APELC Reflections

As I wrote in my notes to the freshmen, it’s been some time posting these reflections, more time than I initially said, but here they are anyway. Some of you may read them, so I’m happy to share my thoughts.

I congratulate all of you who decided to stick with me the entire year. I challenged you back in August, explaining that that I didn’t really care what was in your hearts, that I was more interested in what was in your heads; that you’d become critical thinkers, readers, and writers; that I didn’t want you to write to please me or parrot back what I told you in class; that I didn’t have all of the answers, and that I wanted you to draw your own conclusions about what you read and explore your own assumptions about language and reality. And by the end of the year, every one of you was doing all of these things, successfully, easily, despite your early misgivings that first quarter.

This class this year, as many of you expressed in your reflection letters, was the most difficult you’d had to date, and I was pleased to read such. Too often in the past, I know, too little was asked of you, and I was glad to watch you struggle (and struggle with you) to really earn your marks. Each of you should be proud of your accomplishments and progress from August to May.

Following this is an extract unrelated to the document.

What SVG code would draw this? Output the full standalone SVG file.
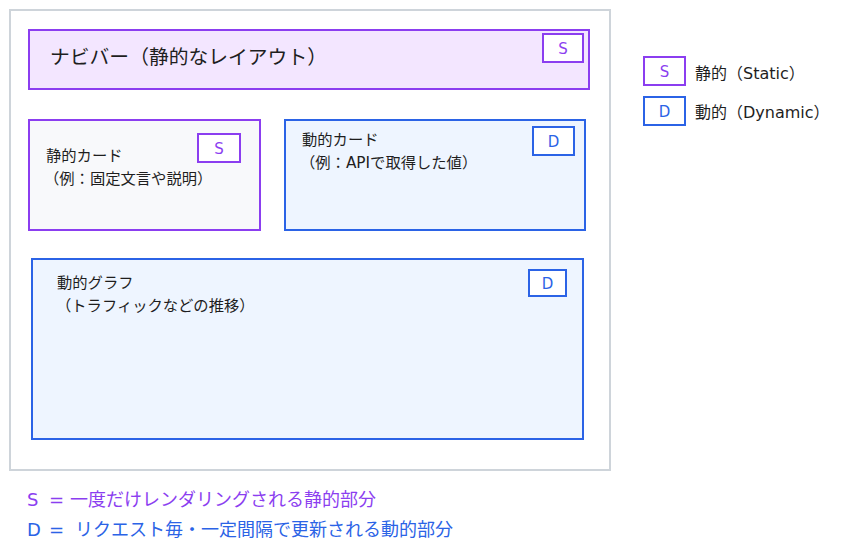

If you take anything with you from our experience together, I hope that you’ll remember that it’s your obligation to:

Attend the world around you and the events of the day. You’ll be inheriting the world and her problems very soon, and you’ll be expected to make decisions about how best to solve them, and, to that end,

Understand that all ideas are not equal and all ideas have consequences. If all ideas were equal and true then conservatism could never logically be distinguished from liberalism, slavery from liberty, totalitarianism from republicanism, success from failure, good from bad, wrong from right, et cetera. By their nature all ideas are different from their opposites, and some better than others.

Evaluate people (and their ideas, their behaviors, their morals, their beliefs, et cetera) often but with compassion, critically but with fairness. As we’ve discussed, although we’re taught to “never judge others” we do all the time (that proscription itself is a judgment about how we should behave). Indeed, if we’re to survive for any length of time in this world, we must judge others and their ideas and their motives.

That last one is probably the hardest for many of you to grasp, but I suggested that we’re often hesitant to judge others because when we do we necessarily open our own selves and our own ideas up for similar scrutiny. That’s disturbing to us because we might then begin realize that we might not understand why we believe what we believe, what we know and how we know it, that our worldview isn’t as internally cohesive or externally coherent as we’d like. It forces us to examine our own assumptions about the world and defend our understanding of it. We’re told to leave our personal moralities and philosophies out of our judgments and our public participation they engender, too, but you’ve discovered that this is clearly impossible: our personal moralities and philosophies necessarily inform our judgments and thus direct public action.

Atticus Finch, the hero of one our foundational freshman texts, is a discriminating man. He makes judgments, notably about the Ewells, and we’re meant to admire and emulate his character and integrity and his cool ability to discern what’s right and to follow through with action. Atticus is guided by his personal conviction, he has a highly structured worldview, and he’s able to defend it.

Whenever you approach a subject, I encourage you to use the three classical and incontrovertible laws of thought, those first principles upon which Western philosophy is based, which Ed Miller, in his introductory philosophy text, Questions that Matter (1984), casts metaphysically and epistemologically:

  • The Law of Excluded Middle: A thing either is or it is not; or, a statement is either true or false;
  • The Law of Identity: A thing is what it is; or, a true statement is true;
  • The Law of Non-contradiction: Nothing can both be and not be at the same time and in the same respect; or, a statement cannot both be true and false at the same time and in the same respect.

As you observe and attend (yellow) the world, use these laws to analyze and understand (blue) it, and then evaluate (green) it.

As you well know, forbidding inclement or severe weather, my door’s always open and classroom space is always available. The site and its resources are always available too; I’ll be making some changes before the school year, but it’ll be updated and live by the time school starts.

I look forward to seeing you next year. If I don’t see you, I’ll at least be listening for your name at graduation. I hope the best for you all.